**INFORMATION SHOWN:**
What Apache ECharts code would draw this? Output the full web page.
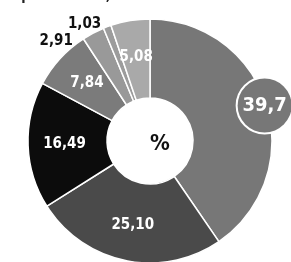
<!DOCTYPE html>
<html>
  <head>
    <meta charset="UTF-8" />
    <title>Flächenanteile</title>
    <style>
      html, body { margin: 0; padding: 0; background: #fff; }
      #chart { width: 291px; height: 262px; }
    </style>
    <script src="https://cdn.jsdelivr.net/npm/echarts@6/dist/echarts.min.js"></script>
  </head>
  <body>
    <div id="chart"></div>
    <script>
      // Anteile in %, im Uhrzeigersinn ab 12 Uhr
      const shares = [39.7, 25.10, 16.49, 7.84, 2.91, 1.03, 5.08];
      const shareLabels = ["39,7", "25,10", "16,49", "7,84", "2,91", "1,03", "5,08"];
      const shareColors = ["#777777", "#4a4a4a", "#0c0c0c", "#7b7b7b", "#999999", "#9c9c9c", "#a9a9a9"];

      const font = "'Liberation Sans Narrow', 'DejaVu Sans Condensed', sans-serif";
      const chart = echarts.init(document.getElementById("chart"));

      const pieData = shares.map((v, i) => {
        const outside = v < 4;
        return {
          value: v,
          name: shareLabels[i],
          itemStyle: { color: shareColors[i] },
          label: {
            show: i !== 0,
            position: outside ? "outside" : "inside",
            color: outside ? "#111" : "#fff",
          },
        };
      });

      // unsichtbarer Ring, nur für den Kreis mit 39,7
      const badgeData = shares.map((v, i) => ({
        value: v,
        name: shareLabels[i],
        label: { show: i === 0 },
      }));

      chart.setOption({
        animation: false,
        graphic: [
          {
            type: "text",
            left: -10,
            top: -11,
            style: { text: "Komposition: 83,13 ha*", font: "bold 14px " + font, fill: "#222" },
          },
          {
            type: "text",
            left: 178,
            top: -11,
            style: { text: "Überblick in % ?", font: "bold 14px " + font, fill: "#999" },
          },
          {
            type: "text",
            left: 150,
            top: 133,
            style: { text: "%", font: "bold 22px " + font, fill: "#111", textAlign: "center" },
          },
        ],
        series: [
          {
            type: "pie",
            center: [150, 141],
            radius: [43, 122],
            startAngle: 90,
            silent: true,
            itemStyle: { borderColor: "#fff", borderWidth: 1.5 },
            label: {
              fontFamily: font,
              fontWeight: "bold",
              fontSize: 15,
              formatter: "{b}",
            },
            labelLine: { show: false, length: 3, length2: 0 },
            data: pieData,
          },
          {
            type: "pie",
            center: [150, 141],
            radius: [100, 134],
            startAngle: 90,
            silent: true,
            itemStyle: { color: "rgba(0,0,0,0)" },
            label: {
              position: "inside",
              formatter: "{b}",
              color: "#fff",
              fontFamily: font,
              fontWeight: "bold",
              fontSize: 20,
              backgroundColor: "#777777",
              borderColor: "#fff",
              borderWidth: 2,
              borderRadius: 28,
              width: 54,
              height: 54,
              lineHeight: 54,
              align: "center",
            },
            labelLine: { show: false },
            data: badgeData,
          },
        ],
      });
    </script>
  </body>
</html>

**YOUR TASK:** Omit each picture, then return all of the listing exactly as it stands.

**REPLY:**
What Apache ECharts code would draw this? Output the full web page.
<!DOCTYPE html>
<html>
  <head>
    <meta charset="UTF-8" />
    <title>Flächenanteile</title>
    <style>
      html, body { margin: 0; padding: 0; background: #fff; }
      #chart { width: 291px; height: 262px; }
    </style>
    <script src="https://cdn.jsdelivr.net/npm/echarts@6/dist/echarts.min.js"></script>
  </head>
  <body>
    <div id="chart"></div>
    <script>
      // Anteile in %, im Uhrzeigersinn ab 12 Uhr
      const shares = [39.7, 25.10, 16.49, 7.84, 2.91, 1.03, 5.08];
      const shareLabels = ["39,7", "25,10", "16,49", "7,84", "2,91", "1,03", "5,08"];
      const shareColors = ["#777777", "#4a4a4a", "#0c0c0c", "#7b7b7b", "#999999", "#9c9c9c", "#a9a9a9"];

      const font = "'Liberation Sans Narrow', 'DejaVu Sans Condensed', sans-serif";
      const chart = echarts.init(document.getElementById("chart"));

      const pieData = shares.map((v, i) => {
        const outside = v < 4;
        return {
          value: v,
          name: shareLabels[i],
          itemStyle: { color: shareColors[i] },
          label: {
            show: i !== 0,
            position: outside ? "outside" : "inside",
            color: outside ? "#111" : "#fff",
          },
        };
      });

      // unsichtbarer Ring, nur für den Kreis mit 39,7
      const badgeData = shares.map((v, i) => ({
        value: v,
        name: shareLabels[i],
        label: { show: i === 0 },
      }));

      chart.setOption({
        animation: false,
        graphic: [
          {
            type: "text",
            left: -10,
            top: -11,
            style: { text: "Komposition: 83,13 ha*", font: "bold 14px " + font, fill: "#222" },
          },
          {
            type: "text",
            left: 178,
            top: -11,
            style: { text: "Überblick in % ?", font: "bold 14px " + font, fill: "#999" },
          },
          {
            type: "text",
            left: 150,
            top: 133,
            style: { text: "%", font: "bold 22px " + font, fill: "#111", textAlign: "center" },
          },
        ],
        series: [
          {
            type: "pie",
            center: [150, 141],
            radius: [43, 122],
            startAngle: 90,
            silent: true,
            itemStyle: { borderColor: "#fff", borderWidth: 1.5 },
            label: {
              fontFamily: font,
              fontWeight: "bold",
              fontSize: 15,
              formatter: "{b}",
            },
            labelLine: { show: false, length: 3, length2: 0 },
            data: pieData,
          },
          {
            type: "pie",
            center: [150, 141],
            radius: [100, 134],
            startAngle: 90,
            silent: true,
            itemStyle: { color: "rgba(0,0,0,0)" },
            label: {
              position: "inside",
              formatter: "{b}",
              color: "#fff",
              fontFamily: font,
              fontWeight: "bold",
              fontSize: 20,
              backgroundColor: "#777777",
              borderColor: "#fff",
              borderWidth: 2,
              borderRadius: 28,
              width: 54,
              height: 54,
              lineHeight: 54,
              align: "center",
            },
            labelLine: { show: false },
            data: badgeData,
          },
        ],
      });
    </script>
  </body>
</html>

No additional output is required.